Ahead of the Roughriders’ final regular-season game against the Edmonton Eskimos, Fajardo tore two oblique muscles during a practice. He missed the regular-season finale but played in the West Division final, a 20-13 loss to the Winnipeg Blue Bombers.
Fajardo has spent a lot of time recovering from the injury and he has been cleared by doctors to begin throwing again on Jan. 21.
“I’m really excited to get the football back in my hands. It’s kind of one of those injuries where it’s just time and there’s nothing you can do to make it go any quicker other than patience,” Fajardo said.
He said he doesn’t usually begin throwing until late February during the off-season.
“This year I’m going to change that a little bit,” he said. “Just with the injury, I want to be able to gradually build up my stamina so that when I get into training camp, it’s not like I’m throwing 100, 200 balls a day for the first time.”
In his first season as a professional starter, Fajardo completed 338 of 473 pass attempts for 4,302 yards, 18 touchdowns and eight interceptions.

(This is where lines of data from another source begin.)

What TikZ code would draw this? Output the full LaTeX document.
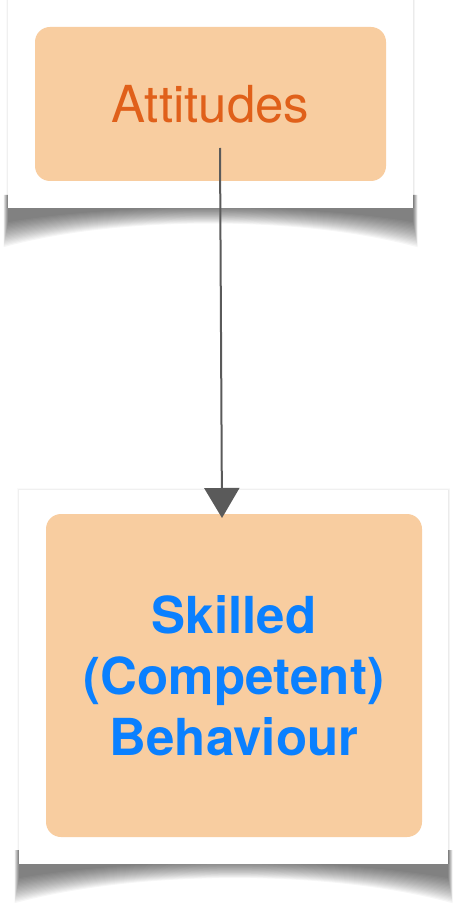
\documentclass[tikz,border=0pt]{standalone}
\usepackage{fontspec}
\setmainfont{TeX Gyre Heros}
\usetikzlibrary{arrows.meta}
\definecolor{boxfill}{HTML}{F8CDA0}
\definecolor{attorange}{HTML}{E0601A}
\definecolor{skillblue}{HTML}{0A80FF}
\definecolor{pencil}{HTML}{5A5A5A}
\tikzset{
  card/.style={fill=boxfill, rounded corners=15pt, inner sep=0pt, align=center,
    font=\fontsize{51}{61}\selectfont},
  panel/.style={fill=white},
  link/.style={draw=pencil, line width=2pt, -{Triangle[width=35pt,length=30pt]}},
}

\begin{document}
\begin{tikzpicture}[x=1pt, y=-1pt]
  \useasboundingbox (0,0) rectangle (457,909);

  % curled shadows under the two panels
  \foreach \d in {0,...,18} {
    \fill[black, opacity=0.035] (8-\d/4,195) -- (413+\d/4,195) -- (413+\d/4,222+1.4*\d)
      .. controls (300,203+0.7*\d) and (120,203+0.7*\d) .. (8-\d/4,222+1.4*\d) -- cycle;
    \fill[black, opacity=0.035] (19-\d/4,850) -- (448+\d/4,850) -- (448+\d/4,878+1.4*\d)
      .. controls (330,857+0.7*\d) and (140,857+0.7*\d) .. (19-\d/4,878+1.4*\d) -- cycle;
  }
  \foreach \d in {1,...,4} {
    \fill[black, opacity=0.02] (8-\d/2,-5) rectangle (413+\d/2,208);
    \fill[black, opacity=0.02] (19-\d/2,490-\d/2) rectangle (448+\d/2,864);
  }
  \fill[panel] (8,-5) rectangle (413,208);
  \fill[panel] (19,490) rectangle (448,864);

  \node[card, minimum width=351pt, minimum height=154pt, text=attorange]
    (attitudes) at (210.5,104) {Attitudes};
  \node[card, minimum width=376pt, minimum height=323pt, text=skillblue,
    font=\fontsize{51}{61}\selectfont\bfseries]
    (skilled) at (234,675.5) {Skilled\\(Competent)\\Behaviour};

  \coordinate (arrowtop) at (220,148);
  \coordinate (arrowtip) at (222,518);
  \draw[link] (arrowtop) -- (arrowtip);
\end{tikzpicture}
\end{document}
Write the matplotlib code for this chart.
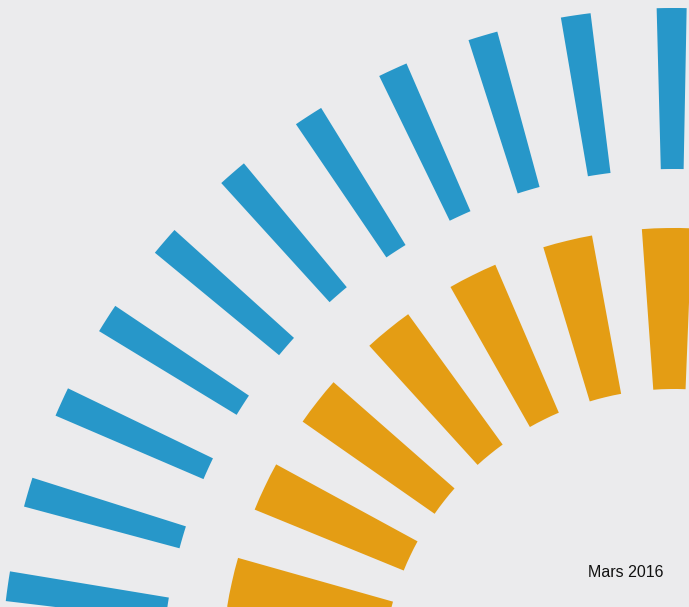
import numpy as np
import matplotlib
matplotlib.use("Agg")
import matplotlib.pyplot as plt

# angles des barres (degrés) et rayons
blue_angles = [90.2, 98.4, 106.5, 114.7, 122.9, 131.0, 139.2, 147.4, 155.5, 163.7, 171.9]
blue_bottom = [512] * 11
blue_length = [161] * 11

orange_angles = [90.9, 103.6, 116.4, 129.1, 141.9, 154.6, 167.4]
orange_bottom = [292] * 7
orange_length = [161] * 7

date_label = "Mars 2016"

bg = '#ebebed'
blue = '#2797c9'
orange = '#e49d14'

W, H = 689, 607
fig = plt.figure(figsize=(W / 100, H / 100), dpi=100, facecolor=bg)

# centre du graphique polaire hors de l'image (en bas à droite)
cx, cy = 674, H - 681
R = 700
ax = fig.add_axes([(cx - R) / W, (cy - R) / H, 2 * R / W, 2 * R / H], projection='polar')
ax.set_facecolor(bg)
ax.set_ylim(0, R)

ax.bar(np.deg2rad(blue_angles), blue_length, width=0.0446, bottom=blue_bottom,
       color=blue, edgecolor='none')
ax.bar(np.deg2rad(orange_angles), orange_length, width=0.1106, bottom=orange_bottom,
       color=orange, edgecolor='none')
ax.set_axis_off()

fig.text(664 / W, 1 - 577 / H, date_label, ha='right', va='baseline',
         fontsize=11.5, family='Liberation Sans', color='#111111')

fig.savefig('out.png', dpi=100, facecolor=bg)
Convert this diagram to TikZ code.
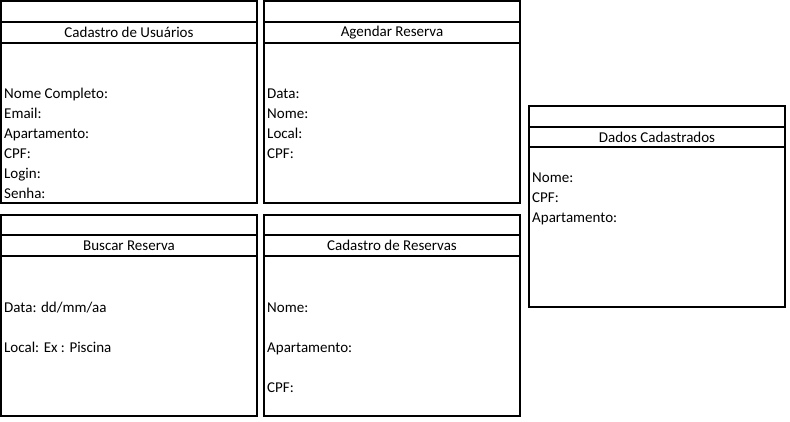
\documentclass[tikz,border=0pt]{standalone}
\usepackage{fontspec}
\setmainfont{Carlito}
\begin{document}
\begin{tikzpicture}[x=1pt,y=-1pt,
  frame/.style={draw,line width=2pt,inner sep=0pt,rectangle},
  ttl/.style={font=\fontsize{15}{17}\selectfont,inner sep=0pt},
  lbl/.style={font=\fontsize{15}{17}\selectfont,inner sep=0pt,anchor=base west}]
\useasboundingbox (0,0) rectangle (790,422);
% Box 1
\node[frame,minimum width=256pt,minimum height=21pt] (b1top) at (129,11.5) {};
\node[frame,minimum width=256pt,minimum height=21pt] (b1hd) at (129,32.5) {};
\node[frame,minimum width=256pt,minimum height=160pt] (b1) at (129,123) {};
\node[ttl] (t1) at (b1hd.center) {Cadastro de Usuários};
\node[lbl] (l11) at (4,99) {Nome Completo:};
\node[lbl] (l12) at (4,119) {Email:};
\node[lbl] (l13) at (4,139) {Apartamento:};
\node[lbl] (l14) at (4,159) {CPF:};
\node[lbl] (l15) at (4,179) {Login:};
\node[lbl] (l16) at (4,199) {Senha:};
% Box 2
\node[frame,minimum width=256pt,minimum height=21pt] (b2top) at (392,11.5) {};
\node[frame,minimum width=256pt,minimum height=21pt] (b2hd) at (392,32.5) {};
\node[frame,minimum width=256pt,minimum height=160pt] (b2) at (392,123) {};
\node[ttl] (t2) at (b2hd.center) {Agendar Reserva};
\node[lbl] (l21) at (267,99) {Data:};
\node[lbl] (l22) at (267,119) {Nome:};
\node[lbl] (l23) at (267,139) {Local:};
\node[lbl] (l24) at (267,159) {CPF:};
% Box 3
\node[frame,minimum width=256pt,minimum height=21pt] (b3top) at (657,116.5) {};
\node[frame,minimum width=256pt,minimum height=20pt] (b3hd) at (657,137) {};
\node[frame,minimum width=256pt,minimum height=160pt] (b3) at (657,227) {};
\node[ttl] (t3) at (b3hd.center) {Dados Cadastrados};
\node[lbl] (l31) at (532,183) {Nome:};
\node[lbl] (l32) at (532,203) {CPF:};
\node[lbl] (l33) at (532,223) {Apartamento:};
% Box 4
\node[frame,minimum width=256pt,minimum height=20pt] (b4top) at (129,225) {};
\node[frame,minimum width=256pt,minimum height=21pt] (b4hd) at (129,245.5) {};
\node[frame,minimum width=256pt,minimum height=160pt] (b4) at (129,336) {};
\node[ttl] (t4) at (b4hd.center) {Buscar Reserva};
\node[lbl] (l41) at (4,312) {Data: dd/mm/aa};
\node[lbl] (l42) at (4,352) {Local: Ex : Piscina};
% Box 5
\node[frame,minimum width=256pt,minimum height=20pt] (b5top) at (392,225) {};
\node[frame,minimum width=256pt,minimum height=21pt] (b5hd) at (392,245.5) {};
\node[frame,minimum width=256pt,minimum height=160pt] (b5) at (392,336) {};
\node[ttl] (t5) at (b5hd.center) {Cadastro de Reservas};
\node[lbl] (l51) at (267,312) {Nome:};
\node[lbl] (l52) at (267,352) {Apartamento:};
\node[lbl] (l53) at (267,392) {CPF:};
\end{tikzpicture}
\end{document}
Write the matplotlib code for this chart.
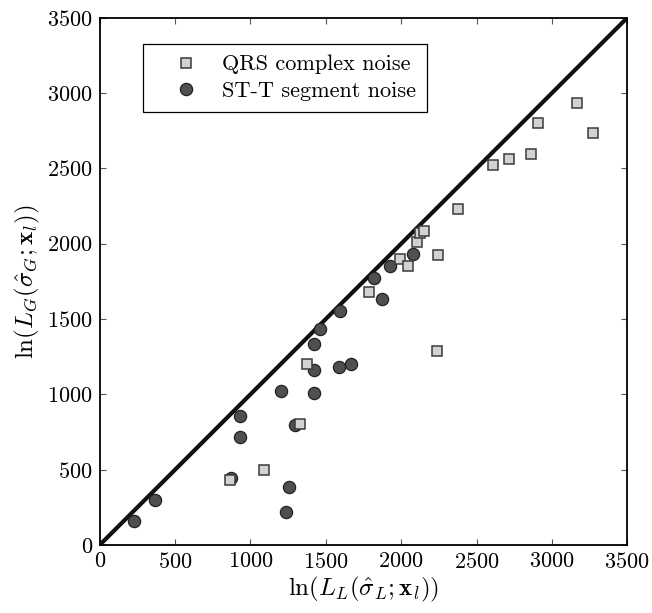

He also did a lot of damage on the ground, rushing for 611 yards and 10 touchdowns.
During the season he endeared himself to Roughriders fans through interviews and charity initiatives. He said the fans also turned the off-season into a special one for him and his family.
“I think the coolest thing about my holidays this year was seeing the reaction of fans opening up a Fajardo jersey on their Christmas day and that was so cool that they were sharing the videos with me,” Fajardo said.
“I’d show my wife and I’d show my family and it would just bring a smile to our family’s face to be represented by another family with our last name on the back of the jersey.”
When he returns to the Roughriders in 2020, he’ll have a new person calling the plays, with Jason Maas taking over as the team’s offensive co-ordinator.
“Coach Maas and I have had a lot of conversations through the holidays. When he got signed, he said I was one of the first guys he called, which meant a lot to me,” Fajardo said.
“He wants to build the offence around my strengths and doesn’t want to change too much. The biggest thing is that he doesn’t want to reteach an entire new offence to a bunch of guys who have got familiarity with each other.”
As he looks back at the season that was for him, Fajardo said he’s grateful for how football brought his family closer together.
“For (his family) to all sit down — it doesn’t matter where they’re at — and to watch me play football, which is something they’ve done my entire career is support me, it gave them something to talk about,” he said. “After the game the phone lines were buzzing no matter win, lose or draw.”
Moncrief finds a home
Linebacker Derrick Moncrief, whom the Roughriders released Wednesday so he could test the NFL waters, has landed with the Las Vegas Raiders.
Moncrief, 26, was to become a CFL free agent Feb. 11. Saskatchewan let him go early so he could pursue NFL opportunities — and he signed a reserve/future contract with the Raiders.
Moncrief spent the past three seasons with the Roughriders. In 2019, he recorded 69 defensive tackles, four special-teams tackles, four sacks, three interceptions and one forced fumble in 17 regular-season games en route to being named a West Division all-star and a CFL all-star.